Rozmowę o powieści rozpoczęłyśmy od omówienia roli kobiet w społeczeństwie. Dociekałyśmy kiedy i w jakich okolicznościach kobiece potrzeby doczekały się uwagi ze strony mężczyzn. Dlaczego nawet w obecnych czasach dopuszcza się nierówność płci, a w konsekwencji gorszą pozycję kobiet w większości obszarów aktywności zawodowej. Jak to możliwe, że mężczyzn się rozgrzesza, a kobiety się piętnuje – i czynią to także kobiety!
Omówiłyśmy różnice pomiędzy kobiecością, a feminizmem. Zagadnienie kobiecości przełożyłyśmy na sytuacje przedstawione w utworze odkrywając, że bohaterki przeszły głębokie przeobrażenie wewnętrzne, najpierw będąc wyłącznie dla swoich partnerów, a dopiero potem dla siebie. Po tym wstępie wyjaśniłyśmy, że właściwie czegoś innego się spodziewałyśmy po „szkole żon”, która z nazwy mogła sugerować służalczą pozycję kobiet w związku, a było wręcz odwrotnie.

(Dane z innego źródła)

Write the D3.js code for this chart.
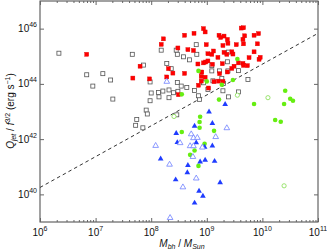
<!DOCTYPE html>
<html><head><meta charset="utf-8">
<script src="https://cdn.jsdelivr.net/npm/d3@7"></script>
<style>body{margin:0;background:#fff}svg{display:block}text{font-family:"Liberation Sans",Arial,sans-serif}</style>
</head><body><svg id="c" width="327" height="250"></svg>
<script>
// values are log10(M_bh/M_Sun) and log10(Q_jet/f^1.5 [erg/s])
const redLogM=[6.84,7.67,7.80,7.97,8.18,8.22,8.28,8.31,8.39,8.48,8.49,8.60,8.60,8.66,8.76,8.77,8.84,8.85,8.90,8.90,8.91,8.94,8.94,8.97,8.98,8.97,8.99,9.02,9.02,9.03,9.09,9.10,9.12,9.13,9.20,9.22,9.23,9.25,9.28,9.29,9.29,9.31,9.31,9.37,9.37,9.38,9.36,9.45,9.47,9.45,9.49,9.53,9.57,9.62,9.66,9.65,9.66,9.68,9.65,9.66,9.73,9.76,9.85,9.85,9.91,9.93,9.94,9.96,9.21];
const redLogQ=[45.07,44.21,44.64,44.18,45.43,45.63,44.25,44.55,44.39,45.30,43.61,45.76,44.38,45.24,45.21,45.83,44.72,43.95,44.27,44.10,44.43,44.76,46.00,45.88,44.79,44.24,45.42,45.09,44.83,43.85,45.07,44.71,45.19,44.08,44.96,45.76,44.37,45.68,44.73,45.39,44.09,45.73,45.14,45.61,44.43,45.47,45.07,45.16,45.08,44.56,44.64,45.42,44.76,46.02,46.03,45.61,45.45,45.74,44.74,44.67,44.66,44.95,45.16,45.76,45.45,45.82,44.89,44.96,44.10];
const grayLogM=[6.34,7.66,6.84,7.13,7.27,6.95,7.31,8.18,7.86,7.98,8.28,8.36,8.45,8.47,8.58,8.69,8.81,8.82,8.47,8.54,8.64,8.78,8.00,8.13,8.21,8.32,8.40,8.48,7.98,8.14,8.32,8.87,8.85,7.91,7.93,7.74,7.72,7.85,8.46,8.94,9.11,9.02,9.09,9.09,9.23,9.27,9.30,9.39,9.37,9.38,9.57,9.74,9.57,9.39,9.29];
const grayLogQ=[45.11,45.07,44.33,44.37,44.14,43.92,43.45,45.22,44.68,44.07,44.74,44.55,45.22,45.07,44.98,44.87,45.42,45.07,44.05,43.92,43.87,43.76,43.67,43.69,43.74,43.78,43.68,43.73,43.39,43.53,43.50,43.44,43.57,43.05,42.91,42.71,42.50,42.41,42.88,44.04,44.11,43.80,44.66,44.47,44.47,44.20,44.02,45.15,44.80,44.47,44.48,44.16,43.71,43.53,43.75];
const greenLogM=[8.85,9.00,8.55,9.27,9.22,9.55,9.47,10.41,10.50,10.55,9.85,10.39,10.23,10.33,8.88,8.87,8.87,8.55,9.13,8.96,8.78,8.70,8.85];
const greenLogQ=[44.47,44.09,43.62,43.97,43.43,44.90,44.14,43.75,43.46,43.39,43.27,43.27,42.69,42.63,42.81,42.62,42.41,42.26,42.30,41.83,41.59,41.43,41.03];
const greenOpenLogM=[8.41,10.10,9.55,10.39];
const greenOpenLogQ=[42.82,43.50,43.59,40.31];
const blueLogM=[9.33,9.04,9.10,8.78,8.45,8.47,8.81,8.96,9.10,8.17,8.88,8.97,9.14,8.66,8.65,8.44,9.24,8.86,8.93,8.78];
const blueLogQ=[43.26,42.99,42.57,42.47,42.21,41.88,41.87,41.71,41.76,41.29,41.18,41.24,41.20,41.05,40.79,40.53,40.43,40.12,39.94,39.69];
const blueOpenLogM=[8.28,8.08,8.72,8.52,8.70,8.76,8.76,8.83,8.92,9.16,9.36,8.75,8.33,8.57,8.81,8.34];
const blueOpenLogQ=[44.08,41.76,42.18,41.86,41.75,41.75,42.04,42.05,41.70,42.08,42.40,41.36,41.08,40.26,40.58,39.15];
const lineLogM=[6,11];
const lineLogQ=[40.25,45.83];
const xTickExp=[6,7,8,9,10,11];
const yTickExp=[40,42,44,46];

const L=40,R=318,T=1,B=222;
const svg=d3.select("#c");
const x=d3.scaleLog().domain([1e6,1e11]).range([L,R]);
const y=d3.scaleLog().domain([1e39,1e47]).range([B,T]);
const pts=(a,b)=>a.map((m,i)=>[Math.pow(10,m),Math.pow(10,b[i])]);

const plot=svg.append("g");
// dashed line
plot.append("path").datum(pts(lineLogM,lineLogQ))
 .attr("d",d3.line().x(d=>x(d[0])).y(d=>y(d[1])))
 .attr("fill","none").attr("stroke","#333").attr("stroke-width",1).attr("stroke-dasharray","3.5,3");

// gray open squares
plot.selectAll(".g").data(pts(grayLogM,grayLogQ)).join("rect")
 .attr("x",d=>x(d[0])-2).attr("y",d=>y(d[1])-2).attr("width",4).attr("height",4)
 .attr("fill","#fff").attr("stroke","#555").attr("stroke-width",0.8);
// red filled squares
plot.selectAll(".r").data(pts(redLogM,redLogQ)).join("rect")
 .attr("x",d=>x(d[0])-2).attr("y",d=>y(d[1])-2).attr("width",4).attr("height",4)
 .attr("fill","#ff0000").attr("stroke","#e00000").attr("stroke-width",0.4);
// green filled circles
plot.selectAll(".e").data(pts(greenLogM,greenLogQ)).join("circle")
 .attr("cx",d=>x(d[0])).attr("cy",d=>y(d[1])).attr("r",2.3)
 .attr("fill","#66ee11");
// green open circles
plot.selectAll(".o").data(pts(greenOpenLogM,greenOpenLogQ)).join("circle")
 .attr("cx",d=>x(d[0])).attr("cy",d=>y(d[1])).attr("r",2.1)
 .attr("fill","#fff").attr("stroke","#8fe060").attr("stroke-width",0.9);
const tri=d3.symbol().type(d3.symbolTriangle).size(14);
plot.selectAll(".b").data(pts(blueLogM,blueLogQ)).join("path")
 .attr("d",tri).attr("transform",d=>`translate(${x(d[0])},${y(d[1])})`)
 .attr("fill","#1f3cff");
plot.selectAll(".t").data(pts(blueOpenLogM,blueOpenLogQ)).join("path")
 .attr("d",tri).attr("transform",d=>`translate(${x(d[0])},${y(d[1])})`)
 .attr("fill","#fff").attr("stroke","#6f80ff").attr("stroke-width",0.8);

// frame
svg.append("rect").attr("x",L).attr("y",T).attr("width",R-L).attr("height",B-T)
 .attr("fill","none").attr("stroke","#444").attr("stroke-width",1);

// ticks
const major=xTickExp.map(e=>Math.pow(10,e));
const minor=[];
xTickExp.slice(0,-1).forEach(e=>{for(let k=2;k<10;k++)minor.push(k*Math.pow(10,e));});
const ax=(gen,ty)=>{const g=svg.append("g").attr("transform",`translate(0,${ty})`).call(gen);
 g.select(".domain").remove();g.selectAll("text").remove();g.selectAll("line").attr("stroke","#666");return g;};
ax(d3.axisBottom(x).tickValues(major).tickSize(-4),B);
ax(d3.axisBottom(x).tickValues(minor).tickSize(-2),B);
ax(d3.axisTop(x).tickValues(major).tickSize(-4),T);
ax(d3.axisTop(x).tickValues(minor).tickSize(-2),T);
const yMaj=yTickExp.map(e=>Math.pow(10,e));
const ay=(gen,tx)=>{const g=svg.append("g").attr("transform",`translate(${tx},0)`).call(gen);
 g.select(".domain").remove();g.selectAll("text").remove();g.selectAll("line").attr("stroke","#666");return g;};
ay(d3.axisLeft(y).tickValues(yMaj).tickSize(-4),L);
ay(d3.axisRight(y).tickValues(yMaj).tickSize(-4),R);

// tick labels
xTickExp.forEach(e=>{
 const t=svg.append("text").attr("x",x(Math.pow(10,e))).attr("y",236).attr("text-anchor","middle").attr("font-size",10).attr("fill","#111");
 t.append("tspan").text("10");
 t.append("tspan").attr("dy",-5).attr("font-size",7).text(e);
});
yTickExp.forEach(e=>{
 const t=svg.append("text").attr("x",37).attr("y",y(Math.pow(10,e))+3.5).attr("text-anchor","end").attr("font-size",10).attr("fill","#111");
 t.append("tspan").text("10");
 t.append("tspan").attr("dy",-5).attr("font-size",7).text(e);
});

// axis labels
const xl=svg.append("text").attr("x",182).attr("y",247).attr("text-anchor","middle").attr("font-size",10).attr("fill","#111");
xl.append("tspan").attr("font-style","italic").text("M");
xl.append("tspan").attr("font-style","italic").attr("font-size",7).attr("dy",2).text("bh");
xl.append("tspan").attr("dy",-2).text(" / ");
xl.append("tspan").attr("font-style","italic").text("M");
xl.append("tspan").attr("font-style","italic").attr("font-size",7).attr("dy",2).text("Sun");

const yl=svg.append("text").attr("transform","translate(14,111) rotate(-90)").attr("text-anchor","middle").attr("font-size",10).attr("fill","#111");
yl.append("tspan").attr("font-style","italic").text("Q");
yl.append("tspan").attr("font-style","italic").attr("font-size",7).attr("dy",2).text("jet");
yl.append("tspan").attr("dy",-2).text(" / ");
yl.append("tspan").attr("font-style","italic").text("f");
yl.append("tspan").attr("font-size",7).attr("dy",-4).text("3/2");
yl.append("tspan").attr("dy",4).text(" (erg s");
yl.append("tspan").attr("font-size",7).attr("dy",-4).text("−1");
yl.append("tspan").attr("dy",4).text(")");
</script></body></html>
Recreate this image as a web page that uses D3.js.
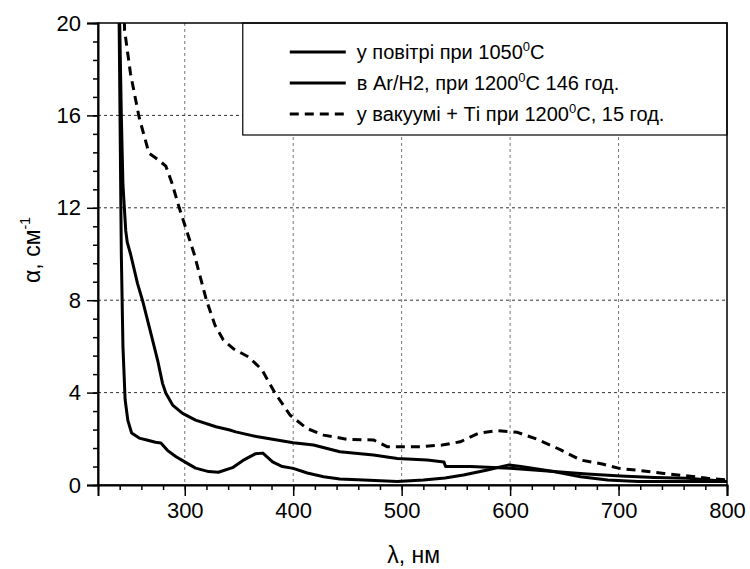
<!DOCTYPE html>
<html>
<head>
<meta charset="utf-8">
<script src="https://cdn.jsdelivr.net/npm/d3@7"></script>
<style>
  body { margin: 0; background: #fff; }
  text { font-family: "Liberation Sans", Arial, sans-serif; fill: #000; }
</style>
</head>
<body>
<div id="chart"></div>
<script>
// data: wavelength (nm) and absorption (cm^-1)
const airWl = [238, 239.5, 240.5, 241.5, 243, 245, 247.5, 251, 258, 265, 273, 278, 284, 292, 300, 310, 322, 331, 344, 355, 365, 372, 381, 390, 400, 413, 428, 443, 465, 496, 520, 540, 557, 579, 599, 610, 640, 665, 690, 718, 760, 800];
const airA  = [22, 20, 15, 10, 6, 3.7, 2.8, 2.25, 2.03, 1.95, 1.85, 1.82, 1.5, 1.22, 1.0, 0.73, 0.58, 0.55, 0.75, 1.1, 1.35, 1.38, 1.0, 0.8, 0.72, 0.52, 0.36, 0.26, 0.22, 0.15, 0.22, 0.3, 0.43, 0.65, 0.87, 0.8, 0.58, 0.36, 0.22, 0.15, 0.15, 0.15];

const arWl = [238.5, 240, 241.5, 243, 245.6, 247, 250, 256.4, 261, 268.7, 275, 279.5, 282.6, 288.8, 298, 310, 328.8, 341.5, 347, 366, 400, 418.7, 443, 474, 496, 523.5, 539, 540.5, 563.5, 600, 640.5, 671, 702, 733, 764, 800];
const arA  = [22, 20, 16, 13, 11, 10.5, 10, 8.73, 8.0, 6.57, 5.4, 4.4, 3.97, 3.46, 3.1, 2.81, 2.52, 2.38, 2.3, 2.1, 1.83, 1.73, 1.44, 1.3, 1.15, 1.08, 1.0, 0.8, 0.8, 0.72, 0.58, 0.48, 0.39, 0.33, 0.29, 0.15];

const vacWl = [243.5, 244.5, 250, 258, 267, 275, 282.6, 288, 294.9, 308.7, 320, 328, 335.6, 344.8, 358.6, 371, 383, 397, 412.6, 428, 449.6, 474, 486.5, 517, 537.4, 554, 571, 588, 606.7, 625, 646.7, 665, 685, 700.7, 720.6, 742, 764, 782, 800];
const vacA  = [22, 19.7, 17.8, 15.9, 14.36, 14.1, 13.8, 13.1, 12.0, 10.0, 8.0, 6.9, 6.28, 5.9, 5.55, 5.0, 4.0, 3.03, 2.45, 2.16, 1.98, 1.95, 1.66, 1.66, 1.73, 1.87, 2.24, 2.35, 2.28, 1.98, 1.52, 1.08, 0.91, 0.72, 0.62, 0.5, 0.39, 0.29, 0.22];

const xTicks = [300, 400, 500, 600, 700, 800];
const yTicks = [0, 4, 8, 12, 16, 20];

const legendLabels = [
    ["у повітрі при 1050", "C"],
    ["в Ar/H2, при 1200", "C 146 год."],
    ["у вакуумі + Ті при 1200", "C, 15 год."]
];

// set the dimensions and margins of the graph
const margin = { top: 23, right: 23, bottom: 84, left: 98 },
    width = 750 - margin.left - margin.right,
    height = 569 - margin.top - margin.bottom;

const svgRoot = d3.select("#chart")
    .append("svg")
    .attr("width", 750)
    .attr("height", 569);

const svg = svgRoot.append("g")
    .attr("transform", `translate(${margin.left},${margin.top})`);

svgRoot.append("defs").append("clipPath")
    .attr("id", "plot-clip")
    .append("rect")
    .attr("width", width)
    .attr("height", height);

const x = d3.scaleLinear().domain([220, 800]).range([0, width]);
const y = d3.scaleLinear().domain([0, 20]).range([height, 0]);

// gridlines
svg.append("g")
    .selectAll("line")
    .data(xTicks.filter(d => d < 800))
    .enter().append("line")
    .attr("x1", d => x(d)).attr("x2", d => x(d))
    .attr("y1", 0).attr("y2", height)
    .attr("stroke", "#777")
    .attr("stroke-width", 1)
    .attr("stroke-dasharray", "3,3");

svg.append("g")
    .selectAll("line")
    .data(yTicks.filter(d => d > 0 && d < 20))
    .enter().append("line")
    .attr("x1", 0).attr("x2", width)
    .attr("y1", d => y(d)).attr("y2", d => y(d))
    .attr("stroke", "#333")
    .attr("stroke-width", 1)
    .attr("stroke-dasharray", "3,3");

// curves
const line = d3.line()
    .x(d => x(d[0]))
    .y(d => y(d[1]));

const series = [
    { wl: airWl, a: airA, dash: null },
    { wl: arWl, a: arA, dash: null },
    { wl: vacWl, a: vacA, dash: "9,6" }
];

const curves = svg.append("g").attr("clip-path", "url(#plot-clip)");
series.forEach(s => {
    curves.append("path")
        .datum(s.wl.map((w, i) => [w, s.a[i]]))
        .attr("fill", "none")
        .attr("stroke", "#000")
        .attr("stroke-width", 3)
        .attr("stroke-linejoin", "round")
        .attr("stroke-dasharray", s.dash)
        .attr("d", line);
});

// legend
const lg = svg.append("g").attr("transform", `translate(${x(353.5)},0)`);
lg.append("rect")
    .attr("width", width - x(353.5))
    .attr("height", 112)
    .attr("fill", "#fff")
    .attr("stroke", "#000")
    .attr("stroke-width", 1.2);

legendLabels.forEach((lab, i) => {
    const ly = 29 + i * 31;
    lg.append("line")
        .attr("x1", 47).attr("x2", 103)
        .attr("y1", ly).attr("y2", ly)
        .attr("stroke", "#000")
        .attr("stroke-width", 3)
        .attr("stroke-dasharray", series[i].dash);
    const t = lg.append("text")
        .attr("x", 114)
        .attr("y", ly + 7)
        .attr("font-size", "20px");
    t.append("tspan").text(lab[0]);
    t.append("tspan").attr("font-size", "13px").attr("dy", -8).text("0");
    t.append("tspan").attr("dy", 8).text(lab[1]);
});

// frame
svg.append("rect")
    .attr("width", width)
    .attr("height", height)
    .attr("fill", "none")
    .attr("stroke", "#000")
    .attr("stroke-width", 1.5);

// Y axis with minor ticks
svg.append("g")
    .call(d3.axisLeft(y).tickValues(d3.range(0, 20.01, 0.8)).tickSize(5).tickFormat(""))
    .call(g => g.select(".domain").remove())
    .call(g => g.selectAll("line").attr("stroke-width", 1.5));
svg.append("g")
    .call(d3.axisLeft(y).tickValues(yTicks).tickSize(11).tickPadding(6))
    .call(g => g.select(".domain").attr("stroke-width", 2))
    .call(g => g.selectAll("line").attr("stroke-width", 1.5))
    .call(g => g.selectAll("text").attr("font-size", "22px").attr("font-family", "Liberation Sans, Arial, sans-serif"));

// X axis with minor ticks
svg.append("g")
    .attr("transform", `translate(0,${height})`)
    .call(d3.axisBottom(x).tickValues(d3.range(220, 801, 20)).tickSize(5).tickFormat(""))
    .call(g => g.select(".domain").remove())
    .call(g => g.selectAll("line").attr("stroke-width", 1.5));
svg.append("g")
    .attr("transform", `translate(0,${height})`)
    .call(d3.axisBottom(x).tickValues(xTicks).tickSize(11).tickPadding(6))
    .call(g => g.select(".domain").attr("stroke-width", 2))
    .call(g => g.selectAll("line").attr("stroke-width", 1.5))
    .call(g => g.selectAll("text").attr("font-size", "22px").attr("font-family", "Liberation Sans, Arial, sans-serif"));

// axis titles
svgRoot.append("text")
    .attr("x", margin.left + x(511))
    .attr("y", 563)
    .attr("text-anchor", "middle")
    .attr("font-size", "23px")
    .text("λ, нм");

const yl = svgRoot.append("text")
    .attr("transform", "translate(40,250) rotate(-90)")
    .attr("text-anchor", "middle")
    .attr("font-size", "23px");
yl.append("tspan").text("α, см");
yl.append("tspan").attr("font-size", "14px").attr("dy", -10).text("-1");
</script>
</body>
</html>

Powieść lekka i przyjemna, na dwa wieczory. Nic ambitnego! Dyskursantki, co warto nadmienić, na początku określiły powieść mianem „cienizna” :), co odnosiło się zarówno do lekkiej (a czasem frywolnej) treści powieści, a także jej objętości. Jak się okazało nawet z takiego dzieła można wykrzesać ciekawą i owocną dyskusję.